[WHAT IS ASKED] In the entries below, repeat only the lines between those holding "Generate a Python" and "from matplotlib.lines import Line2D", inclusive. Leave pictures out.

#### DATASET EXTRACT ####

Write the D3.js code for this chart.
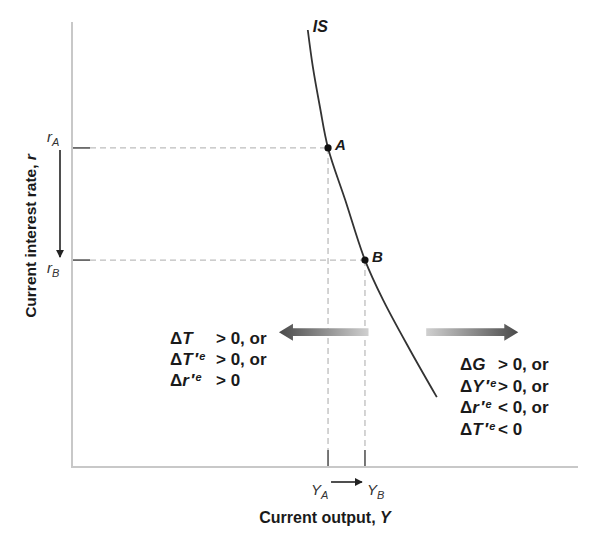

####
#### DATASET EXTRACT ####

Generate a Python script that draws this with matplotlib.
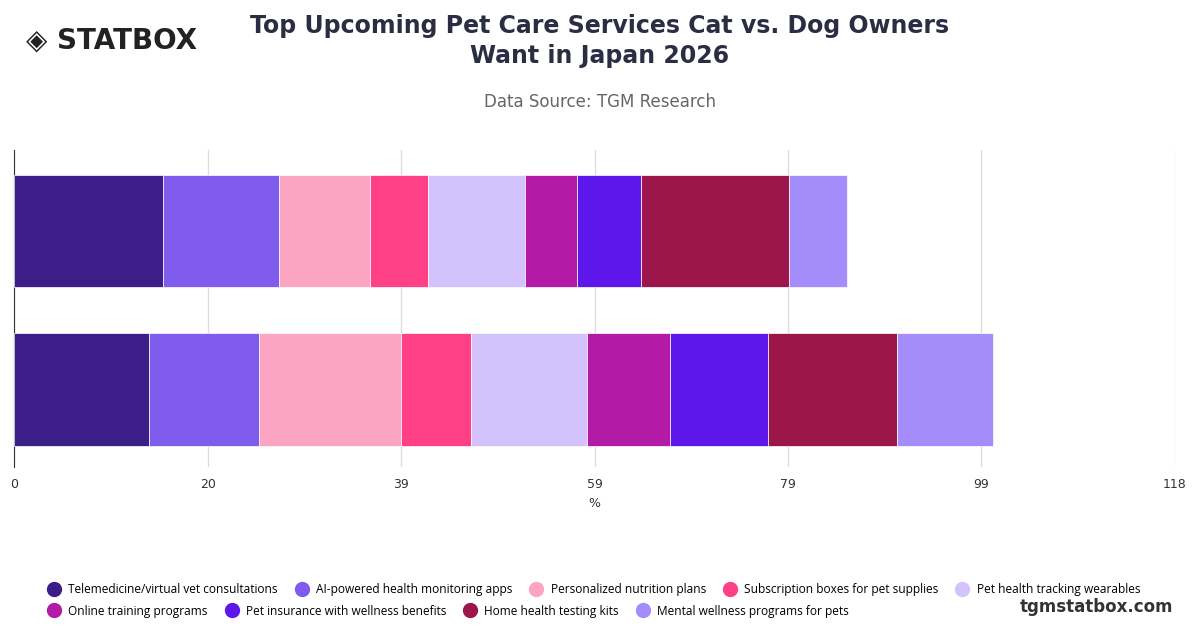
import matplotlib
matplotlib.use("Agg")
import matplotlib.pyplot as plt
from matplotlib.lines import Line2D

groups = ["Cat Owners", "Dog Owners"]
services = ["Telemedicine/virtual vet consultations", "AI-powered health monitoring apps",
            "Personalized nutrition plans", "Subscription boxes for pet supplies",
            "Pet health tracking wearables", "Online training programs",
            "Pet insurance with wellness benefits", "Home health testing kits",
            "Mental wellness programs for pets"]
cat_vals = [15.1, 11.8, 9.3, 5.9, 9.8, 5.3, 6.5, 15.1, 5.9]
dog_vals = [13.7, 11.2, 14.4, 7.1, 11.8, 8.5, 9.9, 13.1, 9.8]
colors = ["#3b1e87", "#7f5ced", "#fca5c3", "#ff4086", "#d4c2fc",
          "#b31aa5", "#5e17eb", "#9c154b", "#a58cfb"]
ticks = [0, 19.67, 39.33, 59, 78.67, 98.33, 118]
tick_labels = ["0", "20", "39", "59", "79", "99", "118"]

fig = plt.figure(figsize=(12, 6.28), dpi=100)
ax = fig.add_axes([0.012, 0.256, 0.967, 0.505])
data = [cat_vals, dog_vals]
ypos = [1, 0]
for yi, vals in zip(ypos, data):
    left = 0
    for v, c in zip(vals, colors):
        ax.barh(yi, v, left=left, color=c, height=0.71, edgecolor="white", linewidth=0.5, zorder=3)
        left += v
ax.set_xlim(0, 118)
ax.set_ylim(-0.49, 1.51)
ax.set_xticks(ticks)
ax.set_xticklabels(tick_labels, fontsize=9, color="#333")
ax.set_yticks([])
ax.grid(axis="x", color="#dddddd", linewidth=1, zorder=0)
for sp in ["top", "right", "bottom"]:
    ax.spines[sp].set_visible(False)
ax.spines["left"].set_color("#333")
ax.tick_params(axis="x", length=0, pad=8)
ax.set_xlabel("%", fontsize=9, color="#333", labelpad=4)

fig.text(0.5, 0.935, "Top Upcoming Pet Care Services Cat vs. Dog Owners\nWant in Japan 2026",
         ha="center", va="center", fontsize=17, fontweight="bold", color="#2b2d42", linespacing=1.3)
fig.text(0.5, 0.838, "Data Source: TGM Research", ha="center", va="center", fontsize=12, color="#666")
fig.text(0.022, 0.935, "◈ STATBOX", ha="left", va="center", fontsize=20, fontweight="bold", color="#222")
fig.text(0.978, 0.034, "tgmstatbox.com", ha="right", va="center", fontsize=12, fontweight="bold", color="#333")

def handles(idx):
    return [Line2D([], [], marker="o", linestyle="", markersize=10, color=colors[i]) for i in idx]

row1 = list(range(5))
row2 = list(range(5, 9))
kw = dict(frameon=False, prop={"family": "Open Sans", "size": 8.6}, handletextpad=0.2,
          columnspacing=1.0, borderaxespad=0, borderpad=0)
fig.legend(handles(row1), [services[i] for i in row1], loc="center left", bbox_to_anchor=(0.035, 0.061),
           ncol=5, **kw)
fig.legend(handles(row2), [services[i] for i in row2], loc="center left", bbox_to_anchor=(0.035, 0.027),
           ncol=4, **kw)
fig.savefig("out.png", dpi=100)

####
#### DATASET EXTRACT ####

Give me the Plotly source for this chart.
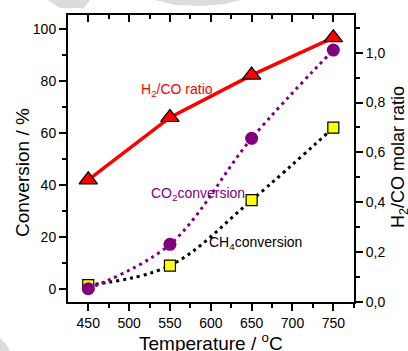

####

[RESULT]
Generate a Python script that draws this with matplotlib.
import matplotlib
matplotlib.use("Agg")
import matplotlib.pyplot as plt
from matplotlib.lines import Line2D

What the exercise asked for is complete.